ABSTRACT

This chapter discusses migration as one of the most contested topics in the fields of human rights and European and national policies. During the last years, the rise of sovereignism in migration and refugee policies, in spite of the communitarization of European policies regarding entry, and the extreme politicization of the topic, has led to many controversies (such as during the so called “refugee crisis of 2015”). The controversies are illustrated by the gap between public opinion, political parties, positions in terms of repression and dissuasion and actors defending the cause of migrants’ rights but also economic enterprises asking for more open borders, as well as demographic arguments and other scientific analyses.

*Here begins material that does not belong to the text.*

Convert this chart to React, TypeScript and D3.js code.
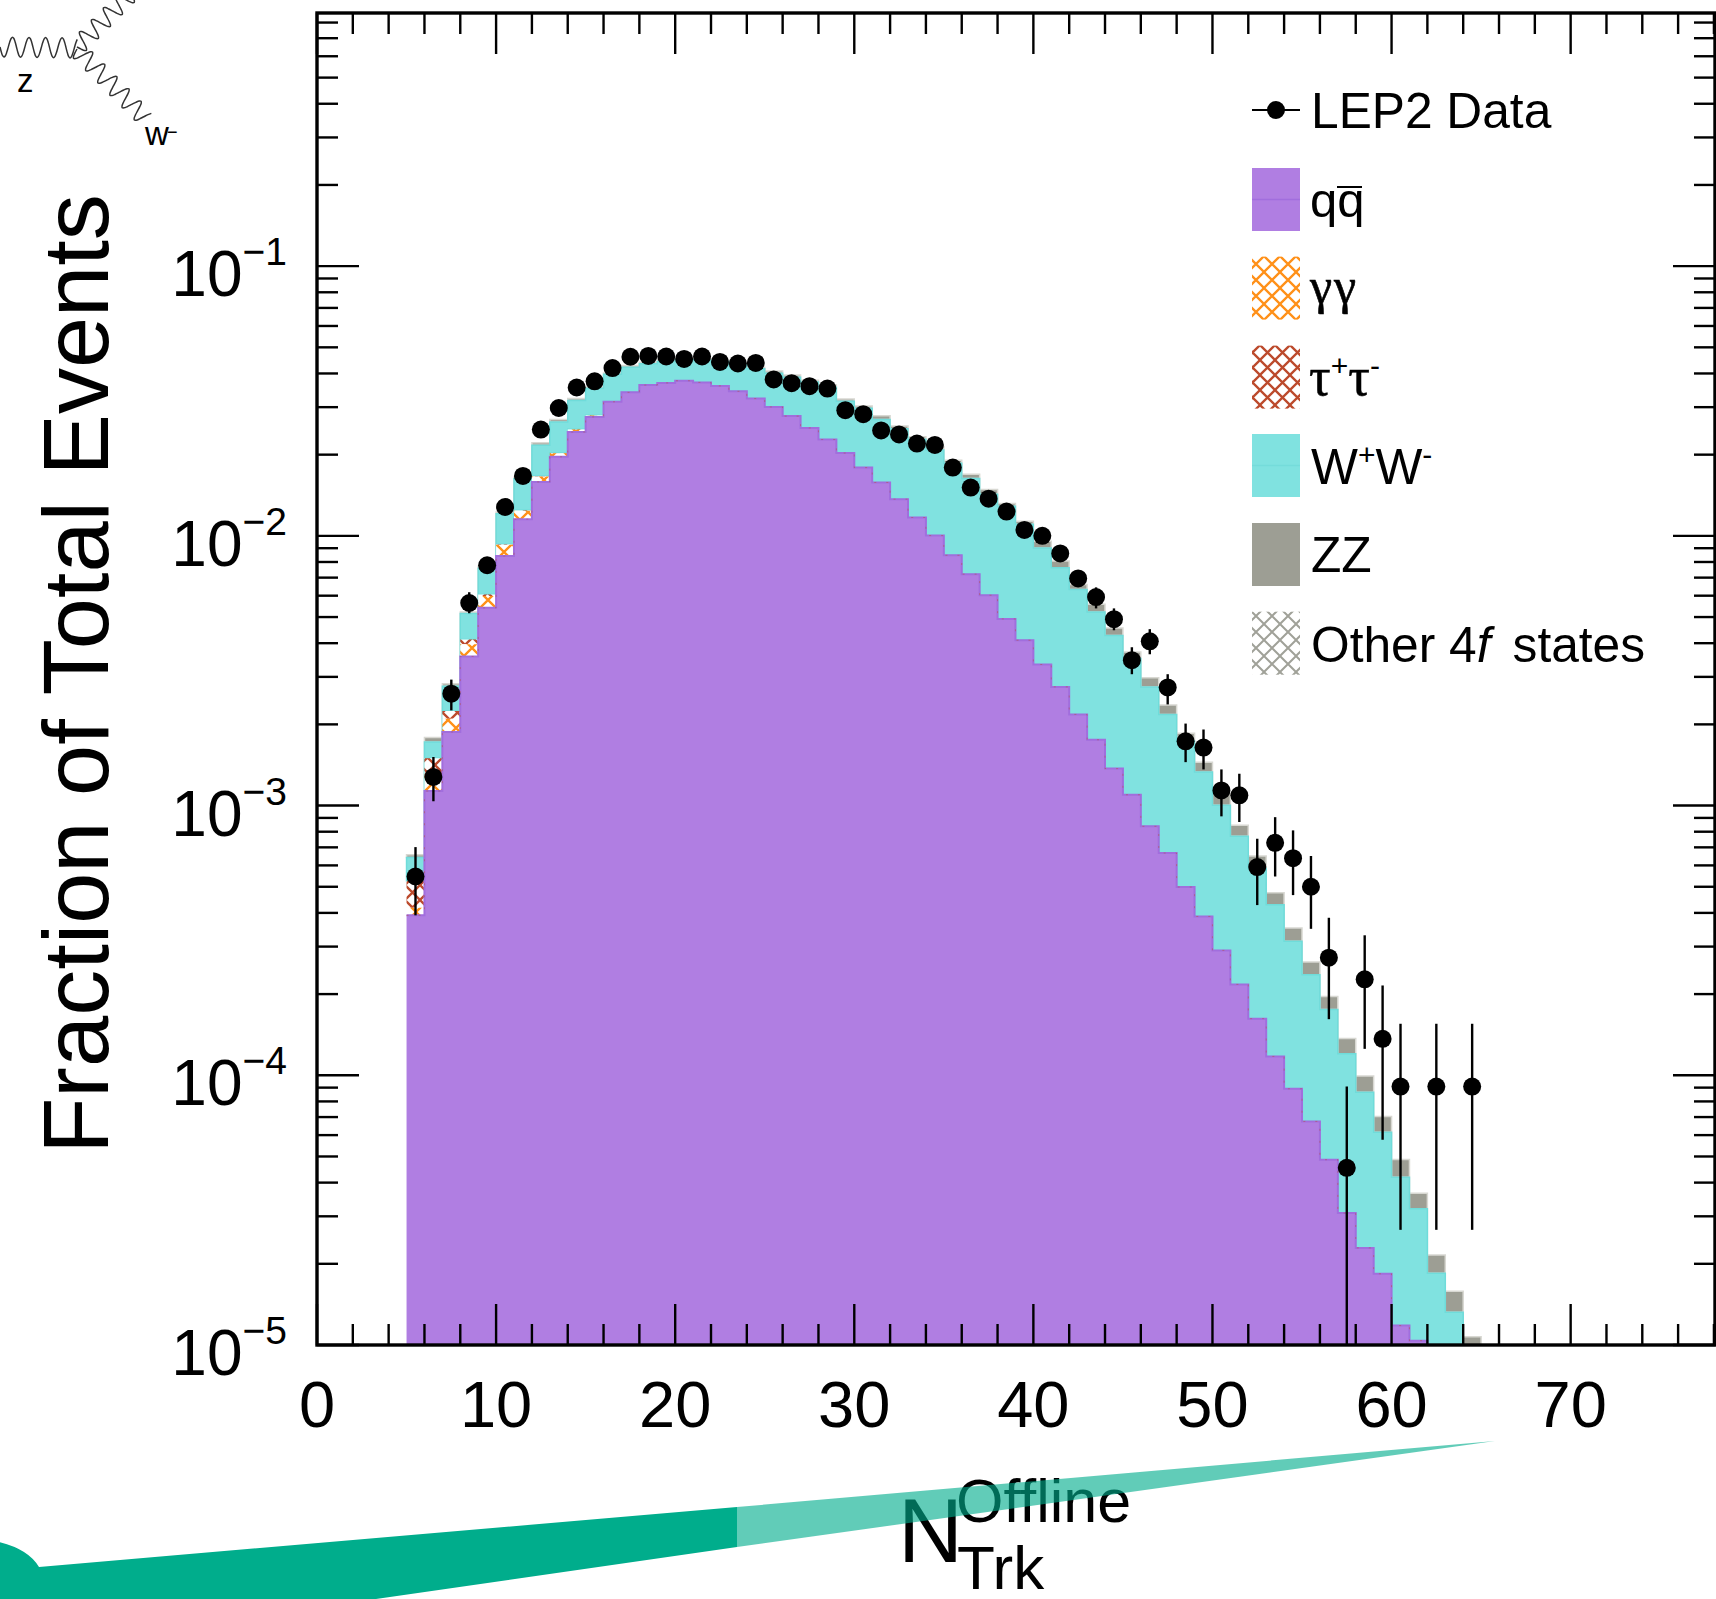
import React from 'react'
import * as d3 from 'd3'

// everything below is log10(fraction of events), one entry per unit bin
const firstBin = 5

const qqTop = [
  -3.407, -2.946, -2.727, -2.447, -2.267, -2.075, -1.938, -1.8, -1.707, -1.615,
  -1.559, -1.503, -1.468, -1.441, -1.433, -1.425, -1.431, -1.444, -1.464, -1.491,
  -1.522, -1.556, -1.6, -1.643, -1.693, -1.747, -1.802, -1.864, -1.932, -1.999,
  -2.072, -2.142, -2.22, -2.308, -2.387, -2.477, -2.56, -2.662, -2.756, -2.863,
  -2.96, -3.077, -3.176, -3.302, -3.411, -3.537, -3.663, -3.79, -3.93, -4.05,
  -4.171, -4.313, -4.511, -4.64, -4.736, -4.928, -4.984,
]

// gamma gamma and tau tau only show up in the first bins
const ggTop = [-3.379, -2.894, -2.678, -2.402, -2.223, -2.033, -1.907, -1.78, -1.694, -1.606, -1.554]
const tauTop = [-3.28, -2.825, -2.649, -2.384, -2.217, -2.031, -1.905, -1.778, -1.693, -1.605, -1.553]

const wwTop = [
  -3.193, -2.764, -2.558, -2.288, -2.12, -1.918, -1.788, -1.664, -1.578, -1.498,
  -1.453, -1.401, -1.375, -1.362, -1.354, -1.347, -1.349, -1.354, -1.365, -1.38,
  -1.397, -1.412, -1.43, -1.449, -1.501, -1.527, -1.569, -1.603, -1.642, -1.682,
  -1.731, -1.787, -1.846, -1.89, -1.957, -2.045, -2.118, -2.199, -2.282, -2.369,
  -2.455, -2.56, -2.662, -2.761, -2.876, -2.999, -3.114, -3.233, -3.368, -3.503,
  -3.627, -3.756, -3.92, -4.063, -4.211, -4.378, -4.495, -4.734, -4.879,
]

const zzTop = [
  -3.182, -2.748, -2.548, -2.282, -2.113, -1.912, -1.783, -1.655, -1.569, -1.491,
  -1.448, -1.396, -1.368, -1.356, -1.349, -1.341, -1.343, -1.349, -1.36, -1.375,
  -1.389, -1.404, -1.423, -1.441, -1.493, -1.519, -1.555, -1.593, -1.633, -1.67,
  -1.72, -1.772, -1.828, -1.88, -1.946, -2.02, -2.093, -2.18, -2.254, -2.342,
  -2.431, -2.526, -2.627, -2.732, -2.839, -2.956, -3.073, -3.187, -3.323, -3.454,
  -3.58, -3.708, -3.864, -4.003, -4.153, -4.312, -4.437, -4.666, -4.801, -4.969,
]

const dataValue = [
  -3.263, -2.894, -2.585, -2.249, -2.109, -1.893, -1.778, -1.606, -1.526, -1.45,
  -1.427, -1.378, -1.336, -1.333, -1.335, -1.344, -1.335, -1.355, -1.361, -1.359,
  -1.42, -1.434, -1.445, -1.454, -1.534, -1.549, -1.609, -1.624, -1.658, -1.663,
  -1.747, -1.821, -1.862, -1.91, -1.978, -2, -2.065, -2.158, -2.227, -2.309,
  -2.461, -2.391, -2.562, -2.762, -2.785, -2.944, -2.962, -3.228, -3.138, -3.195,
  -3.301, -3.564, -4.343, -3.644, -3.865, -4.042, null, -4.042, null, -4.042,
]
const dataErrUp = [
  0.109, 0.074, 0.052, 0.04, 0.03, 0.025, 0.022, 0.018, 0.016, 0.014,
  0.013, 0.012, 0.011, 0.011, 0.011, 0.011, 0.011, 0.011, 0.011, 0.012,
  0.012, 0.012, 0.012, 0.013, 0.014, 0.014, 0.015, 0.016, 0.016, 0.017,
  0.018, 0.02, 0.021, 0.022, 0.024, 0.024, 0.026, 0.03, 0.036, 0.04,
  0.048, 0.045, 0.049, 0.066, 0.067, 0.078, 0.08, 0.105, 0.095, 0.103,
  0.114, 0.148, 0.301, 0.163, 0.198, 0.233, null, 0.233, null, 0.233,
]
const dataErrDown = [
  0.144, 0.09, 0.062, 0.038, 0.03, 0.025, 0.022, 0.018, 0.016, 0.014,
  0.013, 0.012, 0.011, 0.011, 0.011, 0.011, 0.011, 0.011, 0.011, 0.012,
  0.012, 0.012, 0.012, 0.013, 0.014, 0.014, 0.015, 0.016, 0.016, 0.017,
  0.018, 0.02, 0.021, 0.022, 0.024, 0.024, 0.026, 0.03, 0.042, 0.041,
  0.052, 0.048, 0.063, 0.077, 0.081, 0.096, 0.099, 0.141, 0.125, 0.137,
  0.156, 0.228, 0.657, 0.258, 0.374, 0.531, null, 0.531, null, 0.531,
]

const xTickLabels = [0, 10, 20, 30, 40, 50, 60, 70]
const yDecades = [-1, -2, -3, -4, -5]

const purple = '#B07EE2'
const teal = '#80E2E0'
const grey = '#9D9E94'
const orange = '#FF9018'
const brick = '#BC4A2C'
const green = '#00AD8C'
const sans = '"Liberation Sans", Arial, Helvetica, sans-serif'
const serif = '"Liberation Serif", "DejaVu Serif", serif'

const W = 1716
const H = 1599
const left = 317
const right = 1715
const top = 13
const bottom = 1345

const x = d3.scaleLinear().domain([0, 78.06]).range([left, right])
const y = d3.scaleLog().domain([0.868, 1e-5]).range([top, bottom])

const floorLog = -6 // below the axis, gets clipped
const nBins = zzTop.length

type Bin = { b: number; lo: number; hi: number }

function band(loArr: number[], hiArr: number[]) {
  const rows: Bin[] = d3.range(nBins + 1).map(i => {
    const j = Math.min(i, nBins - 1)
    return {
      b: firstBin + i,
      lo: loArr[j] ?? floorLog,
      hi: hiArr[j] ?? floorLog,
    }
  })
  return d3.area<Bin>()
    .curve(d3.curveStepAfter)
    .x(d => x(d.b))
    .y0(d => y(10 ** d.lo))
    .y1(d => y(10 ** d.hi))(rows) as string
}

function outline(arr: number[]) {
  const rows = d3.range(nBins + 1).map(i => ({
    b: firstBin + i,
    v: arr[Math.min(i, nBins - 1)] ?? floorLog,
  }))
  return d3.line<{ b: number; v: number }>()
    .curve(d3.curveStepAfter)
    .x(d => x(d.b))
    .y(d => y(10 ** d.v))(rows) as string
}

const floorArr = zzTop.map(() => floorLog)
const ggBase = qqTop.map((v, i) => ggTop[i] ?? v)
const tauBase = qqTop.map((v, i) => tauTop[i] ?? v)

// little boson lines for the decoration in the corner
function wiggle(x0: number, y0: number, x1: number, y1: number, periods: number, amp: number) {
  const dx = x1 - x0
  const dy = y1 - y0
  const len = Math.hypot(dx, dy)
  const pts = d3.range(0, periods * 12 + 1).map(k => {
    const t = k / (periods * 12)
    const off = amp * Math.sin(t * periods * 2 * Math.PI)
    return [x0 + dx * t - (dy / len) * off, y0 + dy * t + (dx / len) * off] as [number, number]
  })
  return d3.line().curve(d3.curveCatmullRom)(pts) as string
}

function Hatch({ id, color, size, width }: { id: string; color: string; size: number; width: number }) {
  return (
    <pattern id={id} width={size} height={size} patternUnits="userSpaceOnUse">
      <rect width={size} height={size} fill="#fff" />
      <path
        d={`M0,0L${size},${size}M${size},0L0,${size}`}
        stroke={color}
        strokeWidth={width}
        fill="none"
      />
    </pattern>
  )
}

const legendX = 1252
const legendW = 48
const legendH = 63
const legendText = 1311
const rows = [
  { top: 168, fill: purple, line: '#A16EDD' },
  { top: 256.6, fill: 'url(#hGG)', line: null },
  { top: 345.6, fill: 'url(#hTau)', line: null },
  { top: 434, fill: teal, line: '#74DCDA' },
  { top: 523, fill: grey, line: null },
  { top: 611.7, fill: 'url(#hOther)', line: null },
]

export default function App() {
  const yTicks = y.ticks().filter(t => t >= 1e-5 && t <= 0.868)
  const xTicks = d3.range(0, 79, 2)
  const isMajorY = (t: number) => Math.abs(Math.log10(t) - Math.round(Math.log10(t))) < 1e-6

  return (
    <svg
      width={W}
      height={H}
      viewBox={`0 0 ${W} ${H}`}
      style={{ position: 'absolute', left: 0, top: 0, background: '#fff' }}
      fontFamily={sans}
    >
      <defs>
        <clipPath id="plotClip">
          <rect x={left} y={top} width={right - left} height={bottom - top} />
        </clipPath>
        <Hatch id="hGG" color={orange} size={16} width={2.3} />
        <Hatch id="hTau" color={brick} size={15} width={2.3} />
        <Hatch id="hOther" color="#A0A198" size={16} width={2} />
      </defs>

      {/* stack */}
      <g clipPath="url(#plotClip)">
        <path d={band(zzTop, wwTop)} fill={grey} stroke="#D8D8D2" strokeWidth={1.5} />
        <path d={band(wwTop, tauBase)} fill={teal} stroke="#6FDCDA" strokeWidth={1.5} />
        <path d={band(tauBase, ggBase)} fill="url(#hTau)" />
        <path d={band(ggBase, qqTop)} fill="url(#hGG)" />
        <path d={band(qqTop, floorArr)} fill={purple} />
        <path d={outline(qqTop)} fill="none" stroke="#A16EDD" strokeWidth={2} />
        <path d={outline(qqTop)} fill="none" stroke={brick} strokeWidth={1} strokeOpacity={0.45} strokeDasharray="2 10" />
      </g>

      {/* data points */}
      <g clipPath="url(#plotClip)">
        {dataValue.map((v, i) => {
          if (v === null) return null
          const cx = x(firstBin + i + 0.5)
          return (
            <g key={i}>
              <line
                x1={cx}
                x2={cx}
                y1={y(10 ** (v + (dataErrUp[i] as number)))}
                y2={y(10 ** (v - (dataErrDown[i] as number)))}
                stroke="#000"
                strokeWidth={2.4}
              />
              <circle cx={cx} cy={y(10 ** v)} r={9} fill="#000" />
            </g>
          )
        })}
      </g>

      {/* ticks on all four sides */}
      <g stroke="#000">
        {yTicks.map(t => {
          const len = isMajorY(t) ? 42 : 21
          return (
            <g key={t} strokeWidth={2.4}>
              <line x1={left} x2={left + len} y1={y(t)} y2={y(t)} />
              <line x1={right} x2={right - len} y1={y(t)} y2={y(t)} />
            </g>
          )
        })}
        {xTicks.map(t => {
          const len = t % 10 === 0 ? 41 : 21
          return (
            <g key={t} strokeWidth={2.4}>
              <line x1={x(t)} x2={x(t)} y1={bottom} y2={bottom - len} />
              <line x1={x(t)} x2={x(t)} y1={top} y2={top + len} />
            </g>
          )
        })}
        <rect x={left} y={top} width={right - left} height={bottom - top} fill="none" strokeWidth={3.4} />
      </g>

      {/* tick labels */}
      {xTickLabels.map(t => (
        <text key={t} x={x(t)} y={1427} fontSize={65} textAnchor="middle">{t}</text>
      ))}
      {yDecades.map(d => (
        <text key={d} x={287} y={y(10 ** d) + 30} fontSize={64} textAnchor="end">
          10<tspan fontSize={39} dy={-31}>{'\u2212' + Math.abs(d)}</tspan>
        </text>
      ))}

      {/* axis titles */}
      <text
        transform={`translate(108,674) rotate(-90)`}
        fontSize={92}
        textAnchor="middle"
      >
        Fraction of Total Events
      </text>
      <text x={898} y={1562} fontSize={90}>N</text>
      <text x={956} y={1522} fontSize={61}>Offline</text>
      <text x={957} y={1589} fontSize={62}>Trk</text>

      {/* legend */}
      <line x1={legendX} x2={legendX + legendW} y1={110} y2={110} stroke="#000" strokeWidth={2} />
      <circle cx={legendX + legendW / 2} cy={110} r={9} fill="#000" />
      <text x={legendText} y={128} fontSize={49.7}>LEP2 Data</text>
      {rows.map((r, i) => (
        <g key={i}>
          <rect x={legendX} y={r.top} width={legendW} height={legendH} fill={r.fill} />
          {r.line && (
            <line x1={legendX} x2={legendX + legendW} y1={r.top + legendH / 2} y2={r.top + legendH / 2} stroke={r.line} strokeWidth={1.5} />
          )}
        </g>
      ))}
      <text x={legendText - 1} y={217} fontSize={49}>qq</text>
      <line x1={1337} x2={1362} y1={187} y2={187} stroke="#000" strokeWidth={2} />
      <text x={legendText - 1} y={303} fontSize={50} fontFamily={serif} letterSpacing={2} stroke="#000" strokeWidth={0.6}>γγ</text>
      <text x={legendText - 2} y={395} fontSize={54} fontFamily={serif} stroke="#000" strokeWidth={0.5}>
        τ<tspan fontFamily={sans} fontSize={30} strokeWidth={0} dy={-19}>+</tspan>
        <tspan dy={19}>τ</tspan>
        <tspan fontFamily={sans} fontSize={30} strokeWidth={0} dy={-19}>-</tspan>
      </text>
      <text x={legendText} y={484} fontSize={49.7}>
        W<tspan fontSize={30} dy={-19}>+</tspan>
        <tspan dy={19}>W</tspan>
        <tspan fontSize={30} dy={-19}>-</tspan>
      </text>
      <text x={legendText} y={572} fontSize={49.7}>ZZ</text>
      <text x={legendText} y={662} fontSize={49.7}>
        Other 4<tspan fontStyle="italic">f</tspan>
        <tspan dx={22}>states</tspan>
      </text>

      {/* corner decoration, drawn after the title so the title shows through */}
      <g fill="none" stroke="#333" strokeWidth={1.5}>
        <path d={wiggle(0, 47, 76, 48, 4.6, 10)} />
        <path d={wiggle(77, 49, 145, 118, 5.6, 9)} />
        <path d={wiggle(77, 47, 132, -8, 4.6, 9)} />
      </g>
      <text x={17} y={92} fontSize={33}>z</text>
      <text x={145} y={145} fontSize={33}>w</text>
      <text x={167} y={138} fontSize={18}>{'\u2212'}</text>

      <path d="M737,1507 L1495,1441 L737,1547 Z" fill={green} fillOpacity={0.62} />
      <path d="M-5,1541 Q28,1548 39,1567 L737,1507 L737,1547 L376,1599 L-5,1599 Z" fill={green} />
    </svg>
  )
}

Many paradoxes are also behind the contested debate: the choice of political solutions (mainly securitization) preferred to liberal economic ones, the choice of short-term solutions instead of long-term approaches building European societies with new citizens, and the option of development as a solution to migration, which has been shown to be a false one. The form of expression of these contested positions is explored in various forms of transnational mobilization, along with global experiences of multilateralism (such as the Global Forum on Migration and Development (GFMD) and the Marrakech Forum), linking “strange bedfellows” in the migration cause. A lleot of decisions regarding justice such as the “délit de solidarité” have appeared in France and Italy (Cédric Hérou and Domenico Luccani), showing the fragile political and legal decisions dealing with human rights (the “fraternity principle” recognized in France by the Constitutional Council in 2018). The chapter will draw the landscape of contested justice in the field, but also analyze the actors and existing agencies.